## start Record excerpts

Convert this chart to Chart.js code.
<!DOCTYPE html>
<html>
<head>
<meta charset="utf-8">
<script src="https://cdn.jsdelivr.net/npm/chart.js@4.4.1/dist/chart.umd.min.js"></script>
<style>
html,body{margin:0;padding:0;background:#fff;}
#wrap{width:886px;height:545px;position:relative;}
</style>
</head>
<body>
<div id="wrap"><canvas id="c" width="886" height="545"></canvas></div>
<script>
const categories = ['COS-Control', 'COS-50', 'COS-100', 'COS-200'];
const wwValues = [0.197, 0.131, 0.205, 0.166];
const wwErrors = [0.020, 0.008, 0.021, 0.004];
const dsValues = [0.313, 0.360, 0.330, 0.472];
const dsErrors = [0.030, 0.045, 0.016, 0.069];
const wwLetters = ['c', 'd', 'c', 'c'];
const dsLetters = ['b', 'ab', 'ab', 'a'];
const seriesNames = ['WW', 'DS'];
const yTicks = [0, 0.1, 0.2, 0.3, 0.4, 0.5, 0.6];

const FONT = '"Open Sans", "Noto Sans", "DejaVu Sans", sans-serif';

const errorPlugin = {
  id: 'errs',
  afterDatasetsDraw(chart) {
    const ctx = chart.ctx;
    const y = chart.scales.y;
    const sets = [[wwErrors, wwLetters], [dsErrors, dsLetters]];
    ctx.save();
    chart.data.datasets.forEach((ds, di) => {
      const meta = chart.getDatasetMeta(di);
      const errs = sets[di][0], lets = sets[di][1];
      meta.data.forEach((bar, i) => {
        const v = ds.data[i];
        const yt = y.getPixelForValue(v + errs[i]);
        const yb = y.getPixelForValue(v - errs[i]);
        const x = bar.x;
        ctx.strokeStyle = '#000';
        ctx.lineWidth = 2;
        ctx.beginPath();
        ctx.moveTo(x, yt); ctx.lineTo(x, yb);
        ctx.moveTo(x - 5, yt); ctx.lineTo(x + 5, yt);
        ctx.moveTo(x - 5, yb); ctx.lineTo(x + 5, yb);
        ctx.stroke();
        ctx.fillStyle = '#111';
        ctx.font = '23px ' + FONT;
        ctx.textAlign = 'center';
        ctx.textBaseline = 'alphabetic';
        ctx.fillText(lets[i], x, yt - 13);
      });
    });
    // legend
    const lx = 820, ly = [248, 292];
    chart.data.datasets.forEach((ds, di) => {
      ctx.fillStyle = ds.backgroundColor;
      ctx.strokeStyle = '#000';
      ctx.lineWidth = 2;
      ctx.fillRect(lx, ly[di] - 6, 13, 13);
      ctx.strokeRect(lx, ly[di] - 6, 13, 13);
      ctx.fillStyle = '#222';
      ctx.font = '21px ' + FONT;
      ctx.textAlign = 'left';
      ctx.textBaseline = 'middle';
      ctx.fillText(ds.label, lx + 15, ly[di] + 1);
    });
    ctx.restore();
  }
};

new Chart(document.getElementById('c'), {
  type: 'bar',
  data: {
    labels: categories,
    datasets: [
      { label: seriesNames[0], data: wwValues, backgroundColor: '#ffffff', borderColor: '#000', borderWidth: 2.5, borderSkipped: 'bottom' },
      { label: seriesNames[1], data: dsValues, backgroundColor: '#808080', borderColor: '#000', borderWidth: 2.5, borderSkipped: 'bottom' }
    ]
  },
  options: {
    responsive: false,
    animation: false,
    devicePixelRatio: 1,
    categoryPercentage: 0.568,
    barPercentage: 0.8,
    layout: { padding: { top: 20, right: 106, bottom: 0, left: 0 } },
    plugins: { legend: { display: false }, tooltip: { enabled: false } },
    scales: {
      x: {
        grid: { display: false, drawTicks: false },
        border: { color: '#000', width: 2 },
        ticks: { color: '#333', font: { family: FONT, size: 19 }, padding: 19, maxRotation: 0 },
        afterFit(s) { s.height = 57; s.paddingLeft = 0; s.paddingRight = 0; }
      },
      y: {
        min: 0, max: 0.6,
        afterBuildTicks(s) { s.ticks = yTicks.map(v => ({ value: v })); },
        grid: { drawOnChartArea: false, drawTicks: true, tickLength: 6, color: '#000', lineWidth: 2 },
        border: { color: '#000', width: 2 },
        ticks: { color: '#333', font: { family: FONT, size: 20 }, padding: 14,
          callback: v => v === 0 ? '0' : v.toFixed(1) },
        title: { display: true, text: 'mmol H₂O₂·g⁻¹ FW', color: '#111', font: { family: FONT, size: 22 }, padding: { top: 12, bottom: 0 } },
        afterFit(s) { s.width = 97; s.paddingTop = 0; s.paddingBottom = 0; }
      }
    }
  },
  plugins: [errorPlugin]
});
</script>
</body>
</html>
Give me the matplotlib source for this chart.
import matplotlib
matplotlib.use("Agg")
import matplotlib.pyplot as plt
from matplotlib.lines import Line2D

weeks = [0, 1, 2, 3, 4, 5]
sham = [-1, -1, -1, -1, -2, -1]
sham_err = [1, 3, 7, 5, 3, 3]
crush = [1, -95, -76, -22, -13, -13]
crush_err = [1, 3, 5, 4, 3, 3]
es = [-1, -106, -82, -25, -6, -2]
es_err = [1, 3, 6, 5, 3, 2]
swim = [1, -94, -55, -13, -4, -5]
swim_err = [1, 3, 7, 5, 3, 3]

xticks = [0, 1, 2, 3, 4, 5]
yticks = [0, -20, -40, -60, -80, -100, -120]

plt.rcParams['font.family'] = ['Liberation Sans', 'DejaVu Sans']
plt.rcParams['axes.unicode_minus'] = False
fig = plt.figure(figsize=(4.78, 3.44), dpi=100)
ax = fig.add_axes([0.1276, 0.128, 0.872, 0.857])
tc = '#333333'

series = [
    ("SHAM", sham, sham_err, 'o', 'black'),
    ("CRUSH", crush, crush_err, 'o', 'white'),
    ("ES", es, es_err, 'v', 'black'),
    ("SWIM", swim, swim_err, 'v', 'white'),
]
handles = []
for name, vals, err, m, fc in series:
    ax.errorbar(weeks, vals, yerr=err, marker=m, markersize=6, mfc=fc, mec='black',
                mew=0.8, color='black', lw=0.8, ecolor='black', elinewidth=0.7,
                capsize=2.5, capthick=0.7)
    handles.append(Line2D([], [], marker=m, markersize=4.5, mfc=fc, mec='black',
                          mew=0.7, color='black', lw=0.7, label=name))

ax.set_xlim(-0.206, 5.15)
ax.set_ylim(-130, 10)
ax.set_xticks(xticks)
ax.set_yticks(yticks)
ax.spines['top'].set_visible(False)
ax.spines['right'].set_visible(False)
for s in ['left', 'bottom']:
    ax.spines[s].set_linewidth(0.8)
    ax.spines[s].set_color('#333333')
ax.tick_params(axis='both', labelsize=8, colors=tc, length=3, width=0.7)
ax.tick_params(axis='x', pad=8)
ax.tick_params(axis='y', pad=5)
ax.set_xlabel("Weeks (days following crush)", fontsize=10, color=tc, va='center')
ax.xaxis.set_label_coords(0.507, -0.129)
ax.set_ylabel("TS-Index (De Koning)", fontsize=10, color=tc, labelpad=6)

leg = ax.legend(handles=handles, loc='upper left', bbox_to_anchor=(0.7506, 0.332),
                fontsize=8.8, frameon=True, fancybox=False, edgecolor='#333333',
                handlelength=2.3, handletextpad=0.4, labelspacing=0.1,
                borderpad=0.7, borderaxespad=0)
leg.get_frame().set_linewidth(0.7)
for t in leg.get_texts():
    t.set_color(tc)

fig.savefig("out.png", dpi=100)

## end Record excerpts
## start Record excerpts

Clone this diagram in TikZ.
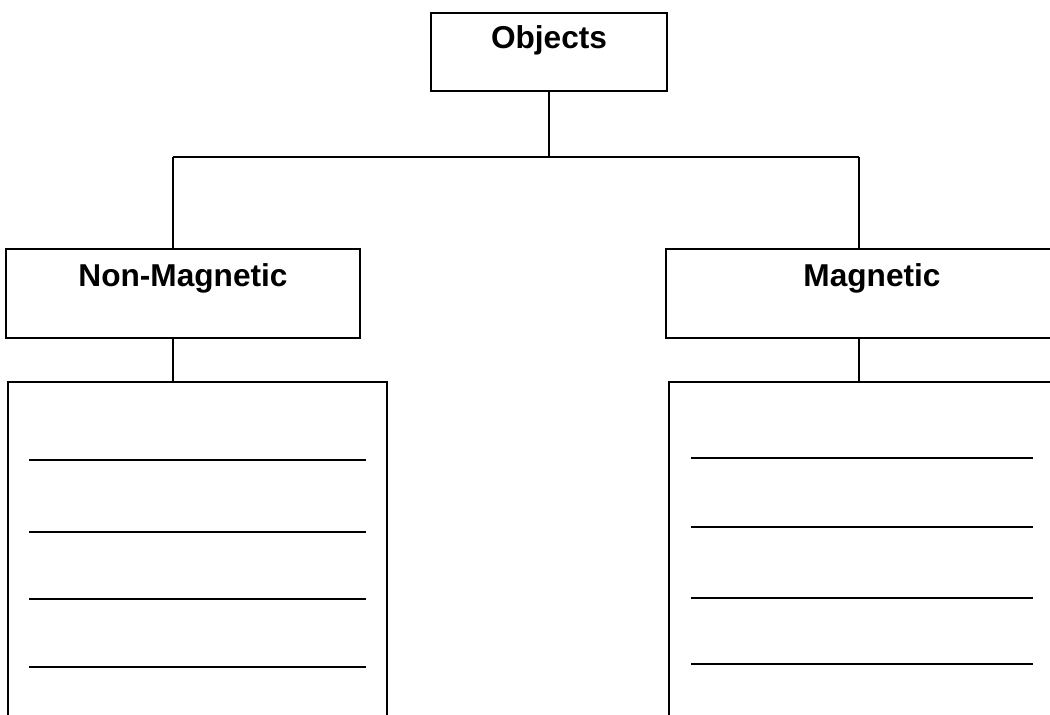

## end Record excerpts

### What to work on
Locate the word "matplotlib" in the records and collect each line it appears in.

### Full output
Give me the matplotlib source for this chart.
import matplotlib
matplotlib.use("Agg")
import matplotlib.pyplot as plt
from matplotlib.lines import Line2D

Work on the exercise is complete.